Monday, 20 May, 2019

A parliamentary legislative scrutiny committee has criticised what it calls 'loopholes' in the government's plans to force foreign businesses who own UK property to publicly disclose their beneficial owners.

The Draft Registration of Overseas Entities Bill was published for consultation last July, following a government promise in 2016 to introduce a transparent register of the foreign entities that own UK property, and of the individuals who actually control them. Overseas entities that wish to hold UK property will have to register with Companies House and identify their beneficial owners.

Now, the Joint Committee on the Bill says it is welcome and timely, but still contains flaws. In particular, said Committee Chairman Lord Faulks, the definition of 'overseas entity' in clause 2 of the legislation does not encompass trusts, which would thus not be required to register.

'Though the government argues that other current and future measures will require the registration of trusts, such registers will not be public', he said. 'Furthermore, the land registries will have no ability to restrict transactions by non-registered trusts. Someone wishing to launder money could establish a trust, allowing the trustees to hold property on their behalf. Although the trust would usually be recorded by the Trust Registration Service, this would not be public information'.

Whether this is correct is unclear. The Bill itself states that all overseas legal entities, not just companies, will fall within its scope, and the term 'overseas entity' refers to 'a non-UK registered body with legal personality that can own property in its own right'. Moreover, the ultimate owner would be caught by condition 4 of the draft Bill, since they would exercise significant influence or control over the trustees. However, Faulks believes it is unlikely that this information would ever be made known to the Register of Overseas Entities.

The committee's report insisted that the Bill should clarify which entities will be exempted from publishing their information, or even disclosing it at all. It also recommended that the Bill should be introduced at the same time as the transposing legislation for the EU Fifth Anti-Money Laundering Directive (5AMLD), which will contain measures regarding the transparency of trusts. That legislation is still under consultation.

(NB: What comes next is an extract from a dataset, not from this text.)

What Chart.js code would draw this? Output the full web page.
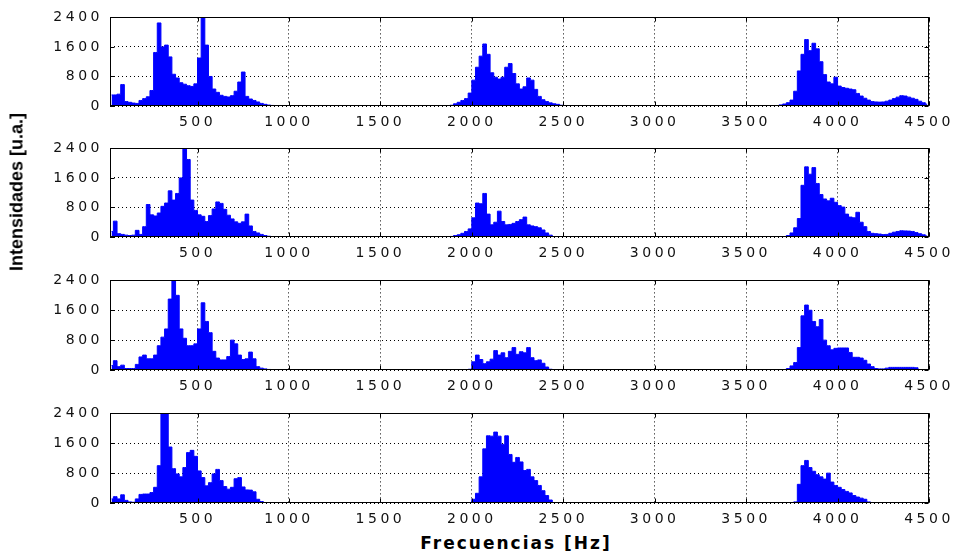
<!DOCTYPE html>
<html>
<head>
<meta charset="utf-8">
<title>Espectros</title>
<script src="https://cdn.jsdelivr.net/npm/chart.js@4.4.1/dist/chart.umd.min.js"></script>
<style>
  html, body { margin: 0; padding: 0; background: #fff; }
  #wrap { position: relative; width: 956px; height: 554px; overflow: hidden; background: #fff; }
  #wrap canvas { position: absolute; left: 0; }
  .ytitle {
    position: absolute; left: 17px; top: 192px;
    transform: translate(-50%, -50%) rotate(-90deg);
    font: bold 18px "Liberation Sans", Arial, sans-serif; white-space: nowrap; color: #000;
  }
  .xtitle {
    position: absolute; left: 516px; top: 543px;
    transform: translate(-50%, -50%);
    font: bold 17px "DejaVu Sans", sans-serif; letter-spacing: 2px; white-space: nowrap; color: #000;
  }
</style>
</head>
<body>
<div id="wrap">
  <canvas id="p0" width="956" height="132"></canvas>
  <canvas id="p1" width="956" height="132"></canvas>
  <canvas id="p2" width="956" height="133"></canvas>
  <canvas id="p3" width="956" height="133"></canvas>
  <div class="ytitle">Intensidades [u.a.]</div>
  <div class="xtitle">Frecuencias [Hz]</div>
</div>
<script>
// tick labels
var xTicks = [500, 1000, 1500, 2000, 2500, 3000, 3500, 4000, 4500];
var yTicks = [0, 800, 1600, 2400];

// frequency bins (Hz) of the three bands where there is signal
var lowHz = [30, 50, 70, 90, 110, 130, 150, 170, 190, 210,
             230, 250, 270, 290, 310, 330, 350, 370, 390, 410,
             430, 450, 470, 490, 510, 530, 550, 570, 590, 610,
             630, 650, 670, 690, 710, 730, 750, 770, 790, 810,
             830, 850, 870, 890, 910, 930, 950];
var midHz = [1850, 1870, 1890, 1910, 1930, 1950, 1970, 1990, 2010, 2030,
             2050, 2070, 2090, 2110, 2130, 2150, 2170, 2190, 2210, 2230,
             2250, 2270, 2290, 2310, 2330, 2350, 2370, 2390, 2410, 2430,
             2450, 2470, 2490, 2510, 2530, 2550];
var highHz = [3650, 3670, 3690, 3710, 3730, 3750, 3770, 3790, 3810, 3830,
              3850, 3870, 3890, 3910, 3930, 3950, 3970, 3990, 4010, 4030,
              4050, 4070, 4090, 4110, 4130, 4150, 4170, 4190, 4210, 4230,
              4250, 4270, 4290, 4310, 4330, 4350, 4370, 4390, 4410, 4430,
              4450, 4470, 4490];

// intensities (u.a.) read per panel, top to bottom
var s1Low = [300, 300, 320, 580, 120, 100, 80, 70, 150, 200,
             250, 420, 1450, 2250, 1600, 1650, 1330, 860, 760, 630,
             590, 550, 530, 600, 1300, 2400, 1650, 800, 460, 370,
             290, 260, 245, 280, 400, 650, 920, 260, 190, 150,
             110, 70, 45, 25, 15, 8, 0];
var s1Mid = [0, 0, 20, 60, 100, 150, 200, 350, 700, 1050,
             1350, 1680, 1400, 900, 780, 730, 780, 1050, 1150, 880,
             600, 460, 520, 760, 700, 450, 260, 170, 120, 85,
             60, 45, 20, 0, 0, 0];
var s1High = [0, 10, 30, 55, 90, 160, 400, 950, 1400, 1800,
              1500, 1700, 1550, 1200, 850, 650, 600, 780, 540, 500,
              480, 460, 440, 340, 270, 210, 160, 120, 110, 105,
              110, 130, 160, 200, 240, 280, 270, 240, 210, 180,
              130, 90, 50];

var s2Low = [150, 430, 90, 70, 50, 40, 50, 180, 70, 280,
             880, 600, 570, 650, 830, 920, 1250, 1000, 1180, 1600,
             2400, 2100, 1000, 720, 600, 560, 420, 580, 760, 950,
             910, 750, 590, 490, 410, 370, 410, 620, 300, 150,
             110, 70, 40, 20, 10, 0, 0];
var s2Mid = [0, 0, 15, 40, 60, 100, 150, 220, 520, 920,
             900, 1180, 620, 330, 400, 700, 420, 330, 340, 370,
             420, 470, 540, 330, 300, 280, 250, 190, 110, 50,
             10, 0, 0, 0, 0, 0];
var s2High = [0, 0, 0, 5, 40, 110, 250, 500, 1400, 1900,
              1700, 1880, 1450, 1150, 1030, 980, 1050, 940, 850, 810,
              620, 540, 520, 670, 400, 280, 150, 100, 90, 80,
              65, 70, 100, 130, 150, 170, 165, 160, 150, 120,
              90, 60, 30];

var s3Low = [120, 250, 90, 130, 40, 40, 40, 150, 350, 400,
             300, 300, 400, 650, 880, 1100, 1900, 2400, 2000, 1100,
             850, 650, 650, 700, 1100, 1800, 1300, 1000, 500, 320,
             270, 270, 360, 800, 700, 400, 280, 300, 480, 300,
             90, 50, 30, 15, 5, 0, 0];
var s3Mid = [0, 0, 0, 0, 0, 0, 0, 20, 220, 400,
             280, 170, 220, 290, 520, 400, 460, 330, 500, 600,
             420, 490, 460, 600, 330, 250, 270, 180, 80, 20,
             0, 0, 0, 0, 0, 0];
var s3High = [0, 0, 0, 0, 40, 110, 200, 600, 1450, 1740,
              1600, 1300, 1160, 1350, 800, 650, 540, 580, 590, 590,
              590, 470, 340, 340, 320, 260, 160, 90, 40, 30,
              30, 50, 70, 70, 70, 70, 70, 70, 70, 60,
              0, 0, 0];

var s4Low = [110, 170, 110, 220, 70, 30, 20, 110, 230, 240,
             240, 280, 420, 1000, 2400, 2400, 1500, 920, 780, 700,
             950, 1350, 1410, 1250, 860, 680, 460, 545, 780, 900,
             600, 440, 370, 420, 650, 680, 430, 350, 345, 300,
             100, 40, 10, 0, 0, 0, 0];
var s4Mid = [0, 0, 0, 0, 0, 0, 0, 10, 100, 260,
             700, 1450, 1800, 1790, 1900, 1790, 1570, 1800, 1300, 1090,
             1220, 1100, 870, 900, 700, 600, 470, 330, 200, 80,
             10, 0, 0, 0, 0, 0];
var s4High = [0, 0, 0, 0, 0, 0, 30, 500, 1000, 1140,
              950, 850, 760, 700, 640, 800, 560, 470, 420, 360,
              310, 270, 200, 160, 130, 100, 30, 0, 0, 0,
              0, 0, 0, 0, 0, 0, 0, 0, 0, 0,
              0, 0, 0];

var panels = [
    [s1Low, s1Mid, s1High],
    [s2Low, s2Mid, s2High],
    [s3Low, s3Mid, s3High],
    [s4Low, s4Mid, s4High]
];

// page layout (px): top of each plot box and its height
var plotTop = [14, 145, 277, 410];
var plotHeight = [92, 92, 93, 93];
var padTop = 12;
var xAxisHeight = 28;

function toPoints(hz, vals) {
    return hz.map(function(f, i) { return { x: f, y: vals[i] }; });
}

function plainLabel(v) {
    return String(v);
}

// matlab style: closed box + short inward ticks on all four sides
var matlabAxes = {
    id: 'matlabAxes',
    beforeDraw: function(chart) {
        chart.ctx.letterSpacing = '3.5px';
    },
    afterDraw: function(chart) {
        var ctx = chart.ctx;
        var a = chart.chartArea;
        var xs = chart.scales.x, ys = chart.scales.y;
        var L = Math.round(a.left) + 0.5, R = Math.round(a.right) - 0.5;
        var T = Math.round(a.top) + 0.5, B = Math.round(a.bottom) - 0.5;
        ctx.save();
        ctx.strokeStyle = '#000';
        ctx.lineWidth = 1;
        ctx.setLineDash([]);
        ctx.strokeRect(L, T, R - L, B - T);
        ctx.beginPath();
        xTicks.forEach(function(v) {
            var px = Math.round(xs.getPixelForValue(v)) + 0.5;
            ctx.moveTo(px, B); ctx.lineTo(px, B - 4);
            ctx.moveTo(px, T); ctx.lineTo(px, T + 4);
        });
        yTicks.forEach(function(v) {
            var py = Math.round(ys.getPixelForValue(v)) + 0.5;
            ctx.moveTo(L, py); ctx.lineTo(L + 4, py);
            ctx.moveTo(R, py); ctx.lineTo(R - 4, py);
        });
        ctx.stroke();
        ctx.restore();
    }
};

function makePanel(i) {
    var canvas = document.getElementById('p' + i);
    canvas.style.top = (plotTop[i] - padTop) + 'px';
    canvas.height = padTop + plotHeight[i] + xAxisHeight;

    var bands = panels[i];
    var pts = toPoints(lowHz, bands[0])
        .concat(toPoints(midHz, bands[1]))
        .concat(toPoints(highHz, bands[2]));

    var tickFont = { family: '"DejaVu Sans", sans-serif', size: 14 };

    return new Chart(canvas, {
        type: 'line',
        data: {
            datasets: [{
                data: pts,
                fill: 'origin',
                stepped: 'middle',
                borderColor: '#0000ff',
                backgroundColor: '#0000ff',
                borderWidth: 1,
                pointRadius: 0
            }]
        },
        options: {
            responsive: false,
            animation: false,
            events: [],
            layout: { padding: { top: padTop, left: 0, right: 27, bottom: 0 } },
            plugins: { legend: { display: false }, tooltip: { enabled: false } },
            scales: {
                x: {
                    type: 'linear',
                    min: 21.5,
                    max: 4500,
                    afterBuildTicks: function(s) { s.ticks = xTicks.map(function(v) { return { value: v }; }); },
                    afterFit: function(s) { s.height = xAxisHeight; },
                    ticks: { autoSkip: false, maxRotation: 0, padding: 8, color: '#111', font: tickFont, callback: plainLabel },
                    grid: { color: '#000', lineWidth: 1, drawTicks: false },
                    border: { display: false, dash: [1, 3] }
                },
                y: {
                    min: 0,
                    max: 2400,
                    afterBuildTicks: function(s) { s.ticks = yTicks.map(function(v) { return { value: v }; }); },
                    afterFit: function(s) { s.width = 110; },
                    ticks: { padding: 7, color: '#111', font: tickFont, callback: plainLabel },
                    grid: { color: '#000', lineWidth: 1, drawTicks: false },
                    border: { display: false, dash: [1, 3] }
                }
            }
        },
        plugins: [matlabAxes]
    });
}

for (var i = 0; i < panels.length; i++) {
    makePanel(i);
}
</script>
</body>
</html>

Other recommendations in the report include:

  • Publishing an annual statement of the number of times that property buyers claim exemptions from the Bill's disclosure rules;
  • Requiring property vendors to update their ownership information once a year, and update information about proposed transactions before they take place;
  • Requiring verification checks; and
  • Replacing the draft Bill's criminal sanctions with civil penalties that will be easier to enforce abroad, and that can be applied against land or other assets in the UK.

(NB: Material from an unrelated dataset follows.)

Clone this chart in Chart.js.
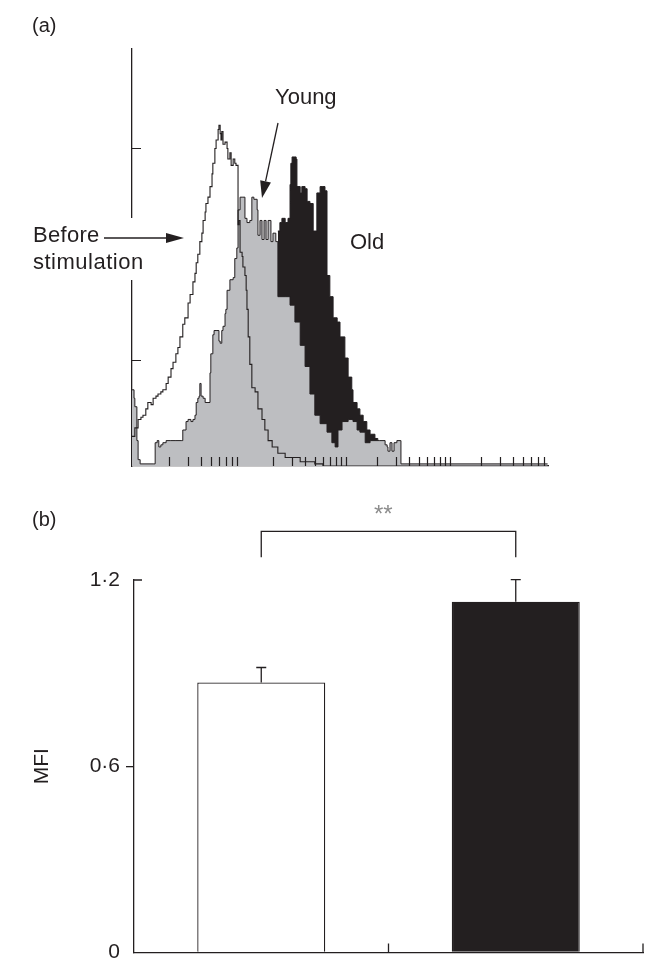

'Time is of the essence and regardless of the effect of Brexit on the parliamentary timetable, this legislation is needed now,' commented Lord Faulks. 'The government must get on with improving this Bill and making it law.'

Tom Beak of Kingsley Napley's real estate team said that both the reliance on the implementation of 5AMLD and the concerns regarding the enforcement of sanctions suggested that the Bill is not perfect. But, he said, it seems inevitable that its effectiveness will rely on the enhanced due-diligence of acting solicitors to ensure that proposed buyers or sellers are appropriately registered. 'The bill is unlikely to make it impossible to launder money, just much harder', said Beak.